Canberra, AAP – Federal Labor has accused coalition MPs of undermining prime minister Malcolm Turnbull’s call for community cohesion in the fight against terrorism.
Labor frontbenchers Tony Burke and Mark Dreyfus said the language used by some government MPs calling for Islam to change risked returning to ‘old rhetoric’ of the Liberal party.
Mr Dreyfus pointed to the prime minister’s comments that Islamic State extremists strategically sought division to further their cause.
‘While he’s out of the country it seems members of his own party are doing just that – irresponsibly stirring up division between Muslim and non-Muslims,’ he told parliament on Monday.
He accused Liberal MP Andrew Hastie of arrogance in lecturing Muslims about their faith, after the former SAS commander called for a debate on the links between Islamic teaching and terrorism.
‘What hypocrisy from a politician who has quite rightly insisted that his private faith had little to do with his contribution to public life.’
Mr Burke pleaded with fellow MPs to stop attacking Muslim community allies vital in the fight against terrorism.
He said Resources Minister Josh Frydenberg’s comments on the Grand Mufti were ‘needlessly aggressive’ and ‘self-defeating’, adding others who’ve joined such statements risked reigniting sectarian debates.

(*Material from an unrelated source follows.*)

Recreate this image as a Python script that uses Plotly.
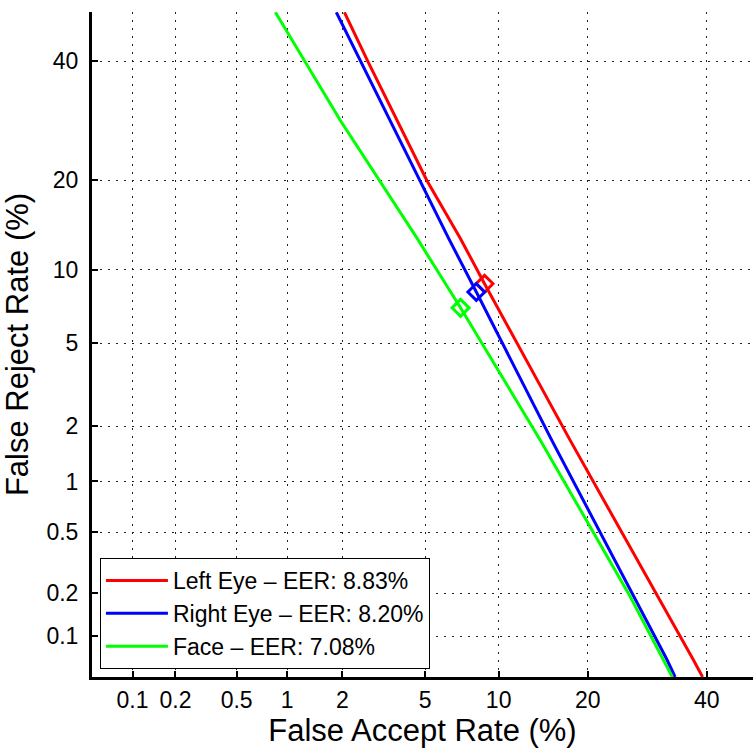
import plotly.graph_objects as go
from statistics import NormalDist

_nd = NormalDist()


def probit(pct):
    return _nd.inv_cdf(pct / 100.0)


# Tick values (percent) and labels
tick_pct = [0.1, 0.2, 0.5, 1, 2, 5, 10, 20, 40]
tick_labels = ["0.1", "0.2", "0.5", "1", "2", "5", "10", "20", "40"]

# DET curves: False Accept Rate (%) vs False Reject Rate (%)
left_far = [2.05, 2.69, 5.09, 7.06, 8.83, 17.65, 37.4, 39.2]
left_frr = [49.5, 40.0, 20.0, 13.0, 8.83, 1.69, 0.068, 0.05]

right_far = [1.86, 6.31, 8.20, 15.4, 32.6, 34.1]
right_frr = [49.5, 13.0, 8.20, 1.69, 0.068, 0.05]

face_far = [0.855, 1.95, 4.60, 7.08, 14.1, 26.1, 33.6]
face_frr = [49.5, 29.3, 13.0, 7.08, 1.69, 0.2, 0.05]

# Equal error rates (%)
eer_left = 8.83
eer_right = 8.20
eer_face = 7.08

series = [
    ("Left Eye \u2013 EER: 8.83%", left_far, left_frr, eer_left, "#FF0000"),
    ("Right Eye \u2013 EER: 8.20%", right_far, right_frr, eer_right, "#0000FF"),
    ("Face \u2013 EER: 7.08%", face_far, face_frr, eer_face, "#00FF00"),
]

FONT = "Liberation Sans, Arial, Helvetica, sans-serif"

fig = go.Figure()
for name, far, frr, eer, color in series:
    fig.add_trace(go.Scatter(
        x=[probit(v) for v in far],
        y=[probit(v) for v in frr],
        mode="lines",
        name=name,
        line=dict(color=color, width=3),
    ))
for name, far, frr, eer, color in series:
    fig.add_trace(go.Scatter(
        x=[probit(eer)],
        y=[probit(eer)],
        mode="markers",
        showlegend=False,
        marker=dict(symbol="diamond-open", size=13, color=color,
                    line=dict(color=color, width=3)),
    ))

tickvals = [probit(v) for v in tick_pct]

axis_common = dict(
    tickmode="array",
    tickvals=tickvals,
    ticktext=tick_labels,
    ticks="inside",
    ticklen=6,
    tickwidth=2,
    tickcolor="black",
    showline=True,
    linewidth=3,
    linecolor="black",
    mirror=False,
    showgrid=True,
    gridcolor="#222222",
    gridwidth=1,
    griddash="2px,6px",
    zeroline=False,
    tickfont=dict(family=FONT, size=23, color="black"),
)

fig.update_layout(
    width=753,
    height=749,
    margin=dict(l=92, r=0, t=12, b=72),
    paper_bgcolor="white",
    plot_bgcolor="white",
    xaxis=dict(
        range=[probit(0.05), -0.025],
        title=dict(text="False Accept Rate (%)", standoff=0,
                   font=dict(family=FONT, size=31, color="black")),
        ticklabelstandoff=0,
        **axis_common,
    ),
    yaxis=dict(
        range=[probit(0.05), -0.011],
        title=dict(text="False Reject Rate (%)", standoff=9,
                   font=dict(family=FONT, size=31, color="black")),
        ticklabelstandoff=6,
        **axis_common,
    ),
    legend=dict(
        x=0.012, y=0.012, xanchor="left", yanchor="bottom",
        bgcolor="white", bordercolor="black", borderwidth=1,
        font=dict(family=FONT, size=23, color="black"),
        itemwidth=62,
        tracegroupgap=0,
    ),
    showlegend=True,
)

fig.write_html("out.html")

‘To those who’ve made comments in the last few days which have reverberated around the country and stoked division: please stop – this helps no one.’
Their comments came following hours of debate in federal parliament on Islam and terrorism.
After earlier calling for a reformation within Islam, Liberal Michael Sukkar said Islamic leaders must do more to condemn acts of violence otherwise they risked fuelling extremists within the religion.
Australia must be prepared to talk about why a small number of Muslims were attracted to ideologies that would harm the country, he said.